** Given exercise **
Word for word, transcribe the lines below and drop the pictures.

** Source excerpt **
## BEGIN
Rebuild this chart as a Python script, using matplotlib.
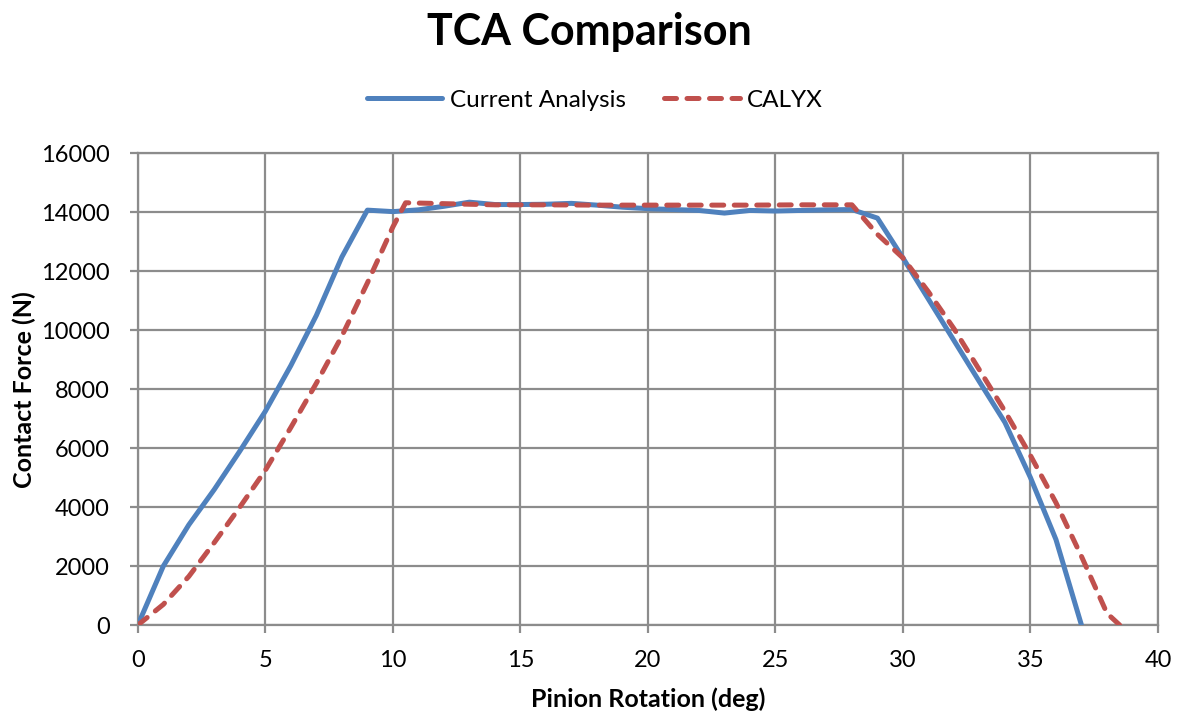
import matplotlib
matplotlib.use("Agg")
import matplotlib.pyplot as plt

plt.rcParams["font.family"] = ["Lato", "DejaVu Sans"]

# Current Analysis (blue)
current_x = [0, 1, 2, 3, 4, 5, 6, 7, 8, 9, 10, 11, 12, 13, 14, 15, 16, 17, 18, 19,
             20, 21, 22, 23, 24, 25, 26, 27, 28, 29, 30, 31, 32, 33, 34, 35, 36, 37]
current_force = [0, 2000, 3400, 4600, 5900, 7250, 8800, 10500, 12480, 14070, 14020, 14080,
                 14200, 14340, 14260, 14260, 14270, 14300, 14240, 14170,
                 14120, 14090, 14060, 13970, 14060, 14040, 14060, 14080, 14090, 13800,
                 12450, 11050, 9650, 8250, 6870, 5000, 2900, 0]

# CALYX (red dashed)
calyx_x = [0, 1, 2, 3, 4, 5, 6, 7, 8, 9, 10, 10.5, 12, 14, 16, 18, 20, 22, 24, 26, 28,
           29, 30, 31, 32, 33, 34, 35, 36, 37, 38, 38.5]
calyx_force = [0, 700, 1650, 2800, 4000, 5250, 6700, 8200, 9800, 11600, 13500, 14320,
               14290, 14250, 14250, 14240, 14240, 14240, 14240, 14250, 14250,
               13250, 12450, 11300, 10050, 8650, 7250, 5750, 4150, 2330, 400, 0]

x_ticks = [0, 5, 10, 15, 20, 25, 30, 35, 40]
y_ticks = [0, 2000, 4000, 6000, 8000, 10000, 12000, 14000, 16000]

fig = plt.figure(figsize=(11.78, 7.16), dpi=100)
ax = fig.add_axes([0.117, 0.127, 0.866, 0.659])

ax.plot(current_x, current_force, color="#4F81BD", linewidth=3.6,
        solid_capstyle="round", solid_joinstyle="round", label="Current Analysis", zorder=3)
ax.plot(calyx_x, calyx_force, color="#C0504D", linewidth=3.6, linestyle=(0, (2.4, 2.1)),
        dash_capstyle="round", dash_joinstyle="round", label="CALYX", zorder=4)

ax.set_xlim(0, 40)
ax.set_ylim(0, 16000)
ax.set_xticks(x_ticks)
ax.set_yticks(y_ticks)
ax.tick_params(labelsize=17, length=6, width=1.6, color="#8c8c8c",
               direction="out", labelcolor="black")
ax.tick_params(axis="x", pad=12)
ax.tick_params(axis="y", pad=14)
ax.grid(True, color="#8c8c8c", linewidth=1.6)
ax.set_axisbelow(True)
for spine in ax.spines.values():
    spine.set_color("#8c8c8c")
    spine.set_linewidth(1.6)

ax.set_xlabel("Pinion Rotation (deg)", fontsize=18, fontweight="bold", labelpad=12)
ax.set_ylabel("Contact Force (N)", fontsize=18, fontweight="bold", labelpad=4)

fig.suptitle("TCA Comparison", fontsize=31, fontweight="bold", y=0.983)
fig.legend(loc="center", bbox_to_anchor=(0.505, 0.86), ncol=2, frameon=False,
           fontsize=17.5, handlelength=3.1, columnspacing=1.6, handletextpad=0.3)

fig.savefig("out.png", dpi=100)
## END
** In response **
Rebuild this chart as a Python script, using matplotlib.
import matplotlib
matplotlib.use("Agg")
import matplotlib.pyplot as plt

plt.rcParams["font.family"] = ["Lato", "DejaVu Sans"]

# Current Analysis (blue)
current_x = [0, 1, 2, 3, 4, 5, 6, 7, 8, 9, 10, 11, 12, 13, 14, 15, 16, 17, 18, 19,
             20, 21, 22, 23, 24, 25, 26, 27, 28, 29, 30, 31, 32, 33, 34, 35, 36, 37]
current_force = [0, 2000, 3400, 4600, 5900, 7250, 8800, 10500, 12480, 14070, 14020, 14080,
                 14200, 14340, 14260, 14260, 14270, 14300, 14240, 14170,
                 14120, 14090, 14060, 13970, 14060, 14040, 14060, 14080, 14090, 13800,
                 12450, 11050, 9650, 8250, 6870, 5000, 2900, 0]

# CALYX (red dashed)
calyx_x = [0, 1, 2, 3, 4, 5, 6, 7, 8, 9, 10, 10.5, 12, 14, 16, 18, 20, 22, 24, 26, 28,
           29, 30, 31, 32, 33, 34, 35, 36, 37, 38, 38.5]
calyx_force = [0, 700, 1650, 2800, 4000, 5250, 6700, 8200, 9800, 11600, 13500, 14320,
               14290, 14250, 14250, 14240, 14240, 14240, 14240, 14250, 14250,
               13250, 12450, 11300, 10050, 8650, 7250, 5750, 4150, 2330, 400, 0]

x_ticks = [0, 5, 10, 15, 20, 25, 30, 35, 40]
y_ticks = [0, 2000, 4000, 6000, 8000, 10000, 12000, 14000, 16000]

fig = plt.figure(figsize=(11.78, 7.16), dpi=100)
ax = fig.add_axes([0.117, 0.127, 0.866, 0.659])

ax.plot(current_x, current_force, color="#4F81BD", linewidth=3.6,
        solid_capstyle="round", solid_joinstyle="round", label="Current Analysis", zorder=3)
ax.plot(calyx_x, calyx_force, color="#C0504D", linewidth=3.6, linestyle=(0, (2.4, 2.1)),
        dash_capstyle="round", dash_joinstyle="round", label="CALYX", zorder=4)

ax.set_xlim(0, 40)
ax.set_ylim(0, 16000)
ax.set_xticks(x_ticks)
ax.set_yticks(y_ticks)
ax.tick_params(labelsize=17, length=6, width=1.6, color="#8c8c8c",
               direction="out", labelcolor="black")
ax.tick_params(axis="x", pad=12)
ax.tick_params(axis="y", pad=14)
ax.grid(True, color="#8c8c8c", linewidth=1.6)
ax.set_axisbelow(True)
for spine in ax.spines.values():
    spine.set_color("#8c8c8c")
    spine.set_linewidth(1.6)

ax.set_xlabel("Pinion Rotation (deg)", fontsize=18, fontweight="bold", labelpad=12)
ax.set_ylabel("Contact Force (N)", fontsize=18, fontweight="bold", labelpad=4)

fig.suptitle("TCA Comparison", fontsize=31, fontweight="bold", y=0.983)
fig.legend(loc="center", bbox_to_anchor=(0.505, 0.86), ncol=2, frameon=False,
           fontsize=17.5, handlelength=3.1, columnspacing=1.6, handletextpad=0.3)

fig.savefig("out.png", dpi=100)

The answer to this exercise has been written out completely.